Wireless carriers would arrive at the site location, expecting to see a tower, yet no tower would exist. Tired of being misled by the tower companies, the wireless carriers soon began to ask, “Is there steel in the air?” If steel was indeed in the air, in other words, a cell tower was built and ready to go, then carriers were able to service the ever-growing demand of their customer base.

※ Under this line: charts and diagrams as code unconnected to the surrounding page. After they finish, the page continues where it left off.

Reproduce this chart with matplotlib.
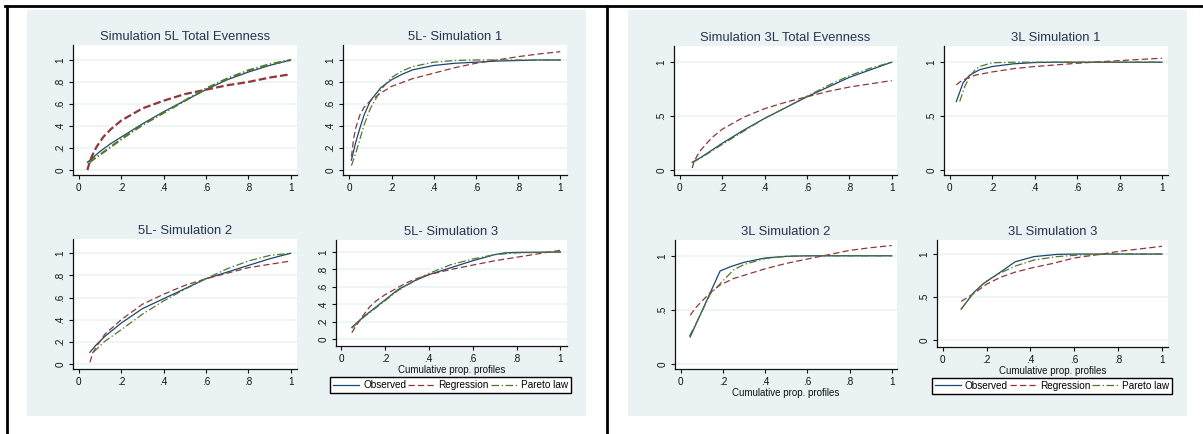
import matplotlib
matplotlib.use('Agg')
import matplotlib.pyplot as plt
from matplotlib.patches import Rectangle
from matplotlib.lines import Line2D

plt.rcParams['font.family'] = ['Liberation Sans', 'DejaVu Sans']
plt.rcParams['lines.scale_dashes'] = False

# ---- data ----
xticks = [0, 0.2, 0.4, 0.6, 0.8, 1.0]
xtick_labels = ['0', '.2', '.4', '.6', '.8', '1']
yticks5 = [0, 0.2, 0.4, 0.6, 0.8, 1.0]
ytick_labels5 = ['0', '.2', '.4', '.6', '.8', '1']
yticks3 = [0, 0.5, 1.0]
ytick_labels3 = ['0', '.5', '1']
series_names = ['Observed', 'Regression', 'Pareto law']

# 5L total evenness
te5_obs_x = [0.04, 0.07, 0.1, 0.15, 0.2, 0.3, 0.4, 0.5, 0.6, 0.7, 0.8, 0.9, 1.0]
te5_obs_y = [0.07, 0.12, 0.17, 0.24, 0.30, 0.42, 0.53, 0.63, 0.73, 0.82, 0.89, 0.95, 1.0]
te5_reg_x = [0.04, 0.05, 0.06, 0.083, 0.115, 0.15, 0.2, 0.3, 0.4, 0.5, 0.6, 0.7, 0.8, 0.9, 1.0]
te5_reg_y = [0.0, 0.07, 0.12, 0.21, 0.30, 0.37, 0.45, 0.56, 0.63, 0.69, 0.73, 0.77, 0.80, 0.84, 0.87]
te5_par_x = [0.05, 0.07, 0.1, 0.15, 0.2, 0.3, 0.4, 0.5, 0.6, 0.7, 0.8, 0.9, 1.0]
te5_par_y = [0.07, 0.10, 0.14, 0.21, 0.28, 0.41, 0.52, 0.63, 0.74, 0.83, 0.905, 0.96, 1.0]

# 5L simulation 1
s51_obs_x = [0.01, 0.03, 0.05, 0.07, 0.1, 0.15, 0.2, 0.25, 0.3, 0.4, 0.5, 0.6, 0.7, 0.8, 0.9, 1.0]
s51_obs_y = [0.09, 0.25, 0.38, 0.50, 0.63, 0.75, 0.82, 0.87, 0.91, 0.95, 0.97, 0.98, 0.99, 0.995, 1.0, 1.0]
s51_reg_x = [0.01, 0.02, 0.03, 0.05, 0.07, 0.1, 0.15, 0.2, 0.3, 0.4, 0.5, 0.6, 0.7, 0.8, 0.9, 1.0]
s51_reg_y = [0.12, 0.28, 0.38, 0.50, 0.57, 0.63, 0.70, 0.76, 0.83, 0.88, 0.93, 0.97, 1.0, 1.03, 1.055, 1.075]
s51_par_x = [0.01, 0.03, 0.05, 0.07, 0.1, 0.15, 0.2, 0.25, 0.3, 0.4, 0.5, 0.6, 0.8, 1.0]
s51_par_y = [0.04, 0.15, 0.28, 0.41, 0.56, 0.73, 0.84, 0.90, 0.94, 0.98, 0.995, 1.0, 1.0, 1.0]

# 5L simulation 2
s52_obs_x = [0.052, 0.08, 0.123, 0.2, 0.3, 0.4, 0.5, 0.6, 0.7, 0.8, 0.9, 1.0]
s52_obs_y = [0.106, 0.17, 0.25, 0.37, 0.50, 0.59, 0.68, 0.77, 0.83, 0.89, 0.95, 1.0]
s52_reg_x = [0.052, 0.065, 0.084, 0.123, 0.2, 0.3, 0.4, 0.5, 0.6, 0.7, 0.8, 0.9, 1.0]
s52_reg_y = [0.015, 0.10, 0.16, 0.27, 0.40, 0.54, 0.63, 0.71, 0.77, 0.82, 0.87, 0.90, 0.93]
s52_par_x = [0.068, 0.123, 0.2, 0.3, 0.4, 0.5, 0.6, 0.7, 0.8, 0.9, 1.0]
s52_par_y = [0.106, 0.206, 0.31, 0.45, 0.57, 0.675, 0.77, 0.86, 0.93, 0.98, 1.0]

# 5L simulation 3
s53_obs_x = [0.049, 0.107, 0.2, 0.26, 0.335, 0.4, 0.5, 0.6, 0.7, 0.745, 0.8, 1.0]
s53_obs_y = [0.137, 0.267, 0.45, 0.57, 0.67, 0.74, 0.82, 0.90, 0.97, 0.99, 0.996, 1.0]
s53_reg_x = [0.049, 0.07, 0.1, 0.13, 0.16, 0.2, 0.25, 0.3, 0.35, 0.4, 0.5, 0.6, 0.7, 0.8, 0.9, 1.0]
s53_reg_y = [0.076, 0.16, 0.27, 0.37, 0.44, 0.51, 0.58, 0.65, 0.70, 0.74, 0.80, 0.85, 0.90, 0.94, 0.98, 1.02]
s53_par_x = [0.049, 0.107, 0.2, 0.26, 0.335, 0.4, 0.5, 0.6, 0.7, 0.8, 1.0]
s53_par_y = [0.126, 0.26, 0.44, 0.56, 0.67, 0.755, 0.855, 0.92, 0.97, 0.99, 1.0]

# 3L total evenness
te3_obs_x = [0.058, 0.1, 0.2, 0.3, 0.4, 0.5, 0.6, 0.7, 0.8, 0.9, 1.0]
te3_obs_y = [0.074, 0.12, 0.25, 0.37, 0.48, 0.58, 0.68, 0.77, 0.86, 0.93, 1.0]
te3_reg_x = [0.058, 0.065, 0.08, 0.1, 0.15, 0.2, 0.3, 0.4, 0.5, 0.6, 0.7, 0.8, 0.9, 1.0]
te3_reg_y = [0.02, 0.07, 0.13, 0.19, 0.30, 0.38, 0.49, 0.57, 0.63, 0.68, 0.73, 0.77, 0.80, 0.83]
te3_par_x = [0.058, 0.1, 0.2, 0.3, 0.4, 0.5, 0.6, 0.7, 0.8, 0.9, 1.0]
te3_par_y = [0.07, 0.115, 0.24, 0.36, 0.48, 0.58, 0.685, 0.785, 0.875, 0.945, 1.0]

# 3L simulation 1
s31_obs_x = [0.031, 0.063, 0.094, 0.14, 0.2, 0.3, 0.4, 0.5, 0.6, 0.8, 1.0]
s31_obs_y = [0.636, 0.81, 0.88, 0.93, 0.96, 0.985, 0.997, 1.0, 1.0, 1.0, 1.0]
s31_reg_x = [0.031, 0.05, 0.08, 0.12, 0.2, 0.3, 0.4, 0.5, 0.6, 0.7, 0.8, 0.9, 1.0]
s31_reg_y = [0.79, 0.82, 0.85, 0.88, 0.91, 0.94, 0.96, 0.975, 0.99, 1.003, 1.015, 1.026, 1.037]
s31_par_x = [0.047, 0.07, 0.094, 0.12, 0.14, 0.2, 0.3, 0.4, 0.6, 0.8, 1.0]
s31_par_y = [0.636, 0.77, 0.87, 0.93, 0.96, 0.995, 1.0, 1.0, 1.0, 1.0, 1.0]

# 3L simulation 2
s32_obs_x = [0.044, 0.186, 0.236, 0.3, 0.4, 0.5, 0.6, 0.8, 1.0]
s32_obs_y = [0.25, 0.86, 0.90, 0.94, 0.98, 0.995, 1.0, 1.0, 1.0]
s32_reg_x = [0.044, 0.07, 0.094, 0.14, 0.186, 0.25, 0.3, 0.4, 0.5, 0.6, 0.7, 0.8, 0.9, 1.0]
s32_reg_y = [0.45, 0.52, 0.57, 0.66, 0.73, 0.79, 0.82, 0.88, 0.93, 0.97, 1.01, 1.05, 1.075, 1.095]
s32_par_x = [0.04, 0.094, 0.14, 0.19, 0.25, 0.3, 0.4, 0.5, 0.6, 0.8, 1.0]
s32_par_y = [0.255, 0.46, 0.65, 0.75, 0.87, 0.92, 0.975, 0.995, 1.0, 1.0, 1.0]

# 3L simulation 3
s33_obs_x = [0.084, 0.14, 0.187, 0.263, 0.33, 0.415, 0.52, 0.6, 0.8, 1.0]
s33_obs_y = [0.36, 0.55, 0.66, 0.79, 0.91, 0.97, 0.996, 1.0, 1.0, 1.0]
s33_reg_x = [0.084, 0.14, 0.2, 0.263, 0.33, 0.415, 0.5, 0.6, 0.7, 0.8, 0.9, 1.0]
s33_reg_y = [0.45, 0.54, 0.65, 0.73, 0.79, 0.845, 0.89, 0.955, 0.99, 1.03, 1.06, 1.09]
s33_par_x = [0.084, 0.14, 0.2, 0.263, 0.33, 0.415, 0.52, 0.63, 0.8, 1.0]
s33_par_y = [0.36, 0.55, 0.69, 0.78, 0.86, 0.93, 0.97, 0.99, 1.0, 1.0]

# ---- layout (pixels) ----
W, H = 1203, 434
BG = '#eaf2f3'
NAVY = '#1a476f'
MAROON = '#90353b'
GREEN = '#55752f'
TITLE_COL = '#26344f'


def box(l, t, r, b):
    return [l / W, 1 - b / H, (r - l) / W, (b - t) / H]


panels = [
    dict(title='Simulation 5L Total Evenness', pos=(73, 45, 297, 175), xlim=(-0.028, 1.03), ylim=(-0.045, 1.136),
         yt=(yticks5, ytick_labels5), obs=(te5_obs_x, te5_obs_y), reg=(te5_reg_x, te5_reg_y),
         par=(te5_par_x, te5_par_y), xlabel=False, thick=True),
    dict(title='5L- Simulation 1', pos=(343, 45, 567, 175), xlim=(-0.03, 1.032), ylim=(-0.045, 1.136),
         yt=(yticks5, ytick_labels5), obs=(s51_obs_x, s51_obs_y), reg=(s51_reg_x, s51_reg_y),
         par=(s51_par_x, s51_par_y), xlabel=False, thick=False),
    dict(title='5L- Simulation 2', pos=(73, 239, 297, 369), xlim=(-0.028, 1.03), ylim=(-0.045, 1.129),
         yt=(yticks5, ytick_labels5), obs=(s52_obs_x, s52_obs_y), reg=(s52_reg_x, s52_reg_y),
         par=(s52_par_x, s52_par_y), xlabel=False, thick=False),
    dict(title='5L- Simulation 3', pos=(336, 240, 567, 346), xlim=(-0.023, 1.03), ylim=(-0.077, 1.138),
         yt=(yticks5, ytick_labels5), obs=(s53_obs_x, s53_obs_y), reg=(s53_reg_x, s53_reg_y),
         par=(s53_par_x, s53_par_y), xlabel=True, thick=False, legend=(450.5, 385)),
    dict(title='Simulation 3L Total Evenness', pos=(674, 46, 897, 175), xlim=(-0.028, 1.025), ylim=(-0.044, 1.15),
         yt=(yticks3, ytick_labels3), obs=(te3_obs_x, te3_obs_y), reg=(te3_reg_x, te3_reg_y),
         par=(te3_par_x, te3_par_y), xlabel=False, thick=False),
    dict(title='3L Simulation 1', pos=(944, 46, 1168, 175), xlim=(-0.027, 1.028), ylim=(-0.044, 1.15),
         yt=(yticks3, ytick_labels3), obs=(s31_obs_x, s31_obs_y), reg=(s31_reg_x, s31_reg_y),
         par=(s31_par_x, s31_par_y), xlabel=False, thick=False),
    dict(title='3L Simulation 2', pos=(675, 240, 897, 369), xlim=(-0.028, 1.025), ylim=(-0.046, 1.146),
         yt=(yticks3, ytick_labels3), obs=(s32_obs_x, s32_obs_y), reg=(s32_reg_x, s32_reg_y),
         par=(s32_par_x, s32_par_y), xlabel=True, thick=False),
    dict(title='3L Simulation 3', pos=(937, 240, 1168, 347), xlim=(-0.026, 1.027), ylim=(-0.078, 1.163),
         yt=(yticks3, ytick_labels3), obs=(s33_obs_x, s33_obs_y), reg=(s33_reg_x, s33_reg_y),
         par=(s33_par_x, s33_par_y), xlabel=True, thick=False, legend=(1052, 385.7)),
]

fig = plt.figure(figsize=(W / 100, H / 100), dpi=100)
fig.patch.set_facecolor('white')

# graph region backgrounds
for (l, t, r, b) in [(27, 10, 586, 416), (628, 10, 1187, 416)]:
    fig.add_artist(Rectangle((l / W, 1 - b / H), (r - l) / W, (b - t) / H, transform=fig.transFigure,
                             facecolor=BG, edgecolor='none', zorder=-5))

# table borders
fig.add_artist(Line2D([5 / W, 1], [1 - 5.5 / H, 1 - 5.5 / H], transform=fig.transFigure, color='black', lw=2))
fig.add_artist(Line2D([6.5 / W, 6.5 / W], [0, 1 - 5.5 / H], transform=fig.transFigure, color='black', lw=2))
fig.add_artist(Line2D([606.5 / W, 606.5 / W], [0, 1 - 5.5 / H], transform=fig.transFigure, color='black', lw=2))

for p in panels:
    ax = fig.add_axes(box(*p['pos']))
    ax.set_facecolor('white')
    for s in ['top', 'right']:
        ax.spines[s].set_visible(False)
    for s in ['left', 'bottom']:
        ax.spines[s].set_color('#111111')
        ax.spines[s].set_linewidth(0.9)

    lw_thin = 0.9
    lw_fat = 1.6 if p['thick'] else lw_thin
    l1, = ax.plot(p['obs'][0], p['obs'][1], color=NAVY, lw=lw_thin, label=series_names[0])
    l2, = ax.plot(p['reg'][0], p['reg'][1], color=MAROON, lw=lw_fat, label=series_names[1])
    l2.set_dashes((4.5, 2.3) if not p['thick'] else (5.5, 2.3))
    l3, = ax.plot(p['par'][0], p['par'][1], color=GREEN, lw=lw_fat, label=series_names[2])
    l3.set_dashes((5.5, 1.8, 1.0, 1.8))

    ax.set_xlim(*p['xlim'])
    ax.set_ylim(*p['ylim'])
    ax.set_xticks(xticks)
    ax.set_xticklabels(xtick_labels)
    ax.set_yticks(p['yt'][0])
    ax.set_yticklabels(p['yt'][1], rotation=90, va='center')
    ax.yaxis.grid(True, color=BG, lw=1.1)
    ax.set_axisbelow(True)
    ax.tick_params(direction='out', length=3, width=0.8, pad=2.5, labelsize=7.2, colors='#111111')

    ax.set_title(p['title'], fontsize=9.4, color=TITLE_COL, pad=3.5)
    if p['xlabel']:
        ax.set_xlabel('Cumulative prop. profiles', fontsize=7.0, labelpad=1, color='#111111')

    if 'legend' in p:
        cx, cy = p['legend']
        leg = fig.legend([l1, l2, l3], series_names, loc='center', bbox_to_anchor=(cx / W, 1 - cy / H),
                         ncol=3, fontsize=7.2, frameon=True, fancybox=False, edgecolor='black', framealpha=1,
                         borderpad=0.3, handlelength=2.6, handletextpad=0.4, columnspacing=0.2,
                         borderaxespad=0)
        leg.get_frame().set_linewidth(1.0)

fig.savefig('out.png', dpi=100, facecolor='white')
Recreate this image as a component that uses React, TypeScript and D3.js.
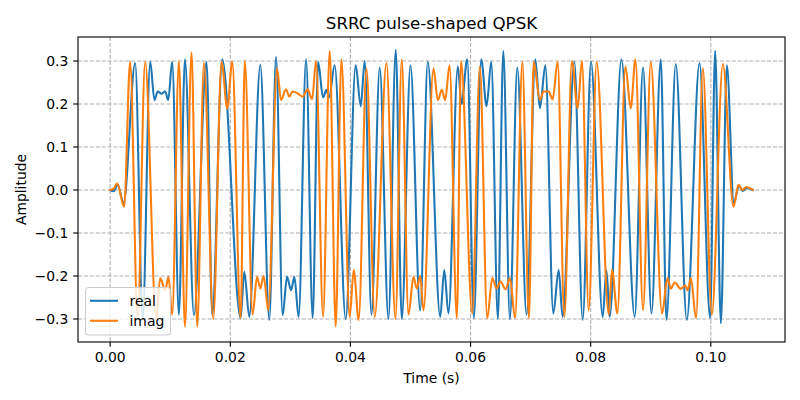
import React from "react";
import * as d3 from "d3";

// ---- Data ----
const realT = [
  0.0, 0.00058, 0.00125, 0.00225, 0.00417, 0.00542, 0.00667, 0.00738, 0.00792, 0.0085, 0.00917, 0.00967,
  0.01033, 0.01145, 0.01245, 0.01395, 0.01605, 0.017, 0.01867, 0.02172, 0.02233, 0.02317, 0.025, 0.0265,
  0.02762, 0.02872, 0.02945, 0.03012, 0.03067, 0.03138, 0.03262, 0.03372, 0.03462, 0.03545, 0.036, 0.03645,
  0.03738, 0.03922, 0.04088, 0.04172, 0.04238, 0.0435, 0.04488, 0.04633, 0.04755, 0.04855, 0.05, 0.05162,
  0.05288, 0.05495, 0.05562, 0.05633, 0.05788, 0.0585, 0.05945, 0.06055, 0.06178, 0.06267, 0.06345, 0.06455,
  0.06545, 0.06655, 0.06778, 0.06933, 0.07078, 0.07155, 0.07245, 0.07378, 0.07467, 0.07533, 0.07728, 0.07867,
  0.08005, 0.082, 0.08262, 0.08317, 0.08512, 0.08733, 0.08872, 0.09012, 0.09167, 0.09262, 0.09417, 0.096,
  0.09812, 0.09988, 0.10072, 0.10167, 0.10267, 0.10383, 0.10467, 0.10533, 0.106, 0.107,
];
const realV = [
  0.0, -0.003, 0.012, -0.03, 0.295, -0.3, 0.298, 0.209, 0.229, 0.224, 0.229, 0.209,
  0.298, -0.29, 0.304, -0.291, 0.298, -0.291, 0.304, -0.298, -0.19, -0.295, 0.291, -0.302,
  0.31, -0.291, -0.202, -0.233, -0.202, -0.295, 0.304, -0.298, 0.298, 0.215, 0.233, 0.215,
  0.29, -0.3, 0.29, 0.195, 0.3, -0.29, 0.285, -0.3, 0.326, -0.3, 0.29, -0.28,
  0.298, -0.295, -0.186, -0.287, 0.287, 0.2, 0.304, -0.298, 0.304, 0.195, 0.298, -0.3,
  0.324, -0.3, 0.285, -0.29, 0.304, 0.19, 0.29, -0.287, -0.186, -0.295, 0.298, -0.302,
  0.298, -0.295, -0.186, -0.295, 0.304, -0.295, 0.285, -0.287, 0.304, -0.302, 0.293, -0.302,
  0.295, -0.298, 0.324, -0.31, 0.29, -0.03, 0.01, -0.002, 0.005, 0.0,
];

const imagT = [
  0.0, 0.00058, 0.00117, 0.00233, 0.00333, 0.00458, 0.00583, 0.00767, 0.00833, 0.00917, 0.00972, 0.01033,
  0.01145, 0.01245, 0.01355, 0.0145, 0.01562, 0.01717, 0.01855, 0.0195, 0.02033, 0.02172, 0.02242, 0.02372,
  0.02445, 0.025, 0.02555, 0.02633, 0.02778, 0.02845, 0.02928, 0.02983, 0.03038, 0.03117, 0.03205, 0.03288,
  0.03362, 0.03428, 0.03545, 0.03655, 0.03755, 0.0385, 0.03988, 0.04055, 0.04138, 0.04267, 0.04405, 0.046,
  0.0475, 0.04855, 0.04967, 0.0505, 0.05105, 0.05162, 0.05217, 0.05383, 0.05455, 0.05522, 0.05578, 0.0565,
  0.05772, 0.05842, 0.06028, 0.06155, 0.06278, 0.06362, 0.06433, 0.065, 0.06583, 0.06655, 0.06742, 0.06862,
  0.06972, 0.0705, 0.07155, 0.07217, 0.073, 0.07367, 0.0745, 0.07562, 0.07688, 0.07783, 0.07855, 0.07967,
  0.081, 0.083, 0.08355, 0.08445, 0.08578, 0.08667, 0.08745, 0.08872, 0.09, 0.09188, 0.09278, 0.09333,
  0.094, 0.095, 0.09575, 0.09617, 0.09667, 0.09755, 0.09867, 0.10017, 0.102, 0.10378, 0.10462, 0.10525,
  0.10592, 0.107,
];
const imagV = [
  0.0, 0.003, 0.015, -0.039, 0.298, -0.3, 0.298, -0.3, -0.205, -0.233, -0.202, -0.29,
  0.3, -0.318, 0.32, -0.318, 0.296, -0.3, 0.298, 0.19, 0.298, -0.298, 0.3, -0.29,
  -0.202, -0.229, -0.2, -0.28, 0.283, 0.209, 0.234, 0.217, 0.229, 0.225, 0.217, 0.234,
  0.211, 0.3, -0.295, 0.324, -0.318, 0.304, -0.295, -0.186, -0.302, 0.283, -0.295, 0.295,
  -0.3, 0.304, -0.29, -0.202, -0.229, -0.2, -0.28, 0.283, 0.209, 0.233, 0.209, 0.29,
  -0.298, 0.3, -0.287, 0.287, -0.298, -0.205, -0.229, -0.213, -0.231, -0.205, -0.298, 0.298,
  -0.298, 0.298, 0.209, 0.229, 0.229, 0.211, 0.298, -0.295, 0.3, 0.19, 0.3, -0.28,
  0.298, -0.29, -0.186, -0.287, 0.287, 0.19, 0.304, -0.28, 0.298, -0.287, -0.205, -0.229,
  -0.215, -0.23, -0.222, -0.233, -0.205, -0.298, 0.283, -0.29, 0.293, -0.039, 0.012, 0.0,
  0.007, 0.0,
];

const xTicks = [0.0, 0.02, 0.04, 0.06, 0.08, 0.1];
const yTicks = [-0.3, -0.2, -0.1, 0.0, 0.1, 0.2, 0.3];
const seriesNames = ["real", "imag"];
const seriesColors = ["#1f77b4", "#ff7f0e"];
const titleText = "SRRC pulse-shaped QPSK";
const xLabel = "Time (s)";
const yLabel = "Amplitude";

const W = 800;
const H = 400;
const M = { left: 78, right: 785, top: 37, bottom: 342 };
const FONT = "DejaVu Sans, sans-serif";
const PT = 100 / 72;

export default function App() {
  const tMax = 0.107;
  const x = d3.scaleLinear().domain([-0.05 * tMax, tMax * 1.05]).range([M.left, M.right]);
  const y = d3.scaleLinear().domain([-0.3535, 0.3558]).range([M.bottom, M.top]);

  const line = d3
    .line<[number, number]>()
    .x((d) => x(d[0]))
    .y((d) => y(d[1]))
    .curve(d3.curveMonotoneX);

  const realPts = realT.map((t, i) => [t, realV[i]] as [number, number]);
  const imagPts = imagT.map((t, i) => [t, imagV[i]] as [number, number]);

  const fmtY = (v: number) => {
    const s = Math.abs(v).toFixed(1);
    return v < -1e-9 ? "\u2212" + s : s;
  };

  const lx = 85.5;
  const ly = 287.5;
  const tickLen = 3.5 * PT;
  const axW = 0.8 * PT;

  return (
    <svg
      width={W}
      height={H}
      style={{ position: "absolute", left: 0, top: 0, background: "#fff" }}
      fontFamily={FONT}
    >
      <rect x={0} y={0} width={W} height={H} fill="#fff" />
      <defs>
        <clipPath id="plotclip">
          <rect x={M.left} y={M.top} width={M.right - M.left} height={M.bottom - M.top} />
        </clipPath>
      </defs>
      {/* grid */}
      <g stroke="#b0b0b0" strokeWidth={axW} strokeDasharray={`${2.96 * PT},${1.28 * PT}`}>
        {xTicks.map((t) => (
          <line key={"gx" + t} x1={x(t)} x2={x(t)} y1={M.top} y2={M.bottom} />
        ))}
        {yTicks.map((v) => (
          <line key={"gy" + v} x1={M.left} x2={M.right} y1={y(v)} y2={y(v)} />
        ))}
      </g>
      {/* series */}
      <g clipPath="url(#plotclip)" fill="none" strokeWidth={1.5 * PT} strokeLinejoin="round" strokeLinecap="square">
        <path d={line(realPts) || ""} stroke={seriesColors[0]} />
        <path d={line(imagPts) || ""} stroke={seriesColors[1]} />
      </g>
      {/* axes frame */}
      <rect
        x={M.left}
        y={M.top}
        width={M.right - M.left}
        height={M.bottom - M.top}
        fill="none"
        stroke="#000"
        strokeWidth={axW}
      />
      {/* x ticks */}
      <g>
        {xTicks.map((t) => (
          <g key={"xt" + t}>
            <line x1={x(t)} x2={x(t)} y1={M.bottom} y2={M.bottom + tickLen} stroke="#000" strokeWidth={axW} />
            <text x={x(t)} y={M.bottom + 19.8} textAnchor="middle" fontSize={13.9} fill="#000">
              {t.toFixed(2)}
            </text>
          </g>
        ))}
      </g>
      {/* y ticks */}
      <g>
        {yTicks.map((v) => (
          <g key={"yt" + v}>
            <line x1={M.left - tickLen} x2={M.left} y1={y(v)} y2={y(v)} stroke="#000" strokeWidth={axW} />
            <text x={M.left - 2 * tickLen} y={y(v) + 5} textAnchor="end" fontSize={13.9} fill="#000">
              {fmtY(v)}
            </text>
          </g>
        ))}
      </g>
      {/* labels */}
      <text x={(M.left + M.right) / 2} y={383} textAnchor="middle" fontSize={13.9} fill="#000">
        {xLabel}
      </text>
      <text
        transform={`translate(26,${(M.top + M.bottom) / 2}) rotate(-90)`}
        textAnchor="middle"
        fontSize={13.9}
        fill="#000"
      >
        {yLabel}
      </text>
      <text x={(M.left + M.right) / 2} y={28.5} textAnchor="middle" fontSize={16.67} fill="#000">
        {titleText}
      </text>
      {/* legend */}
      <g>
        <rect
          x={lx}
          y={ly}
          width={85}
          height={47.5}
          rx={3}
          ry={3}
          fill="#fff"
          fillOpacity={0.8}
          stroke="#cccccc"
          strokeWidth={1}
        />
        {seriesNames.map((name, i) => (
          <g key={name}>
            <line
              x1={lx + 4.5}
              x2={lx + 32.5}
              y1={ly + 13.3 + i * 20}
              y2={ly + 13.3 + i * 20}
              stroke={seriesColors[i]}
              strokeWidth={1.5 * PT}
            />
            <text x={lx + 44} y={ly + 18.3 + i * 20} fontSize={13.9} fill="#000">
              {name}
            </text>
          </g>
        ))}
      </g>
    </svg>
  );
}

In 2004, after having provided site acquisition, zoning, and permitting services on behalf of Nextel, T-Mobile, and a number of tower companies (and learning everything there was to know about telecom leases and the industry players who served the market), Ken Schmidt noticed a unique niche that needed to be filled. Steel in the Air was created in 2004 with the explicit purpose of representing landowners who were involved in contracting with wireless carriers and/or cell tower companies to lease a parcel of their property for the purpose of developing cell sites. When thinking of a name for his company, Ken wanted it to express a dual meaning. “Steel in the Air” is industry slang for ‘a tower has been erected’ (as opposed to ‘a tower has been planned’) and also symbolizes the strength of community and economic empowerment available to individual property owners and municipalities.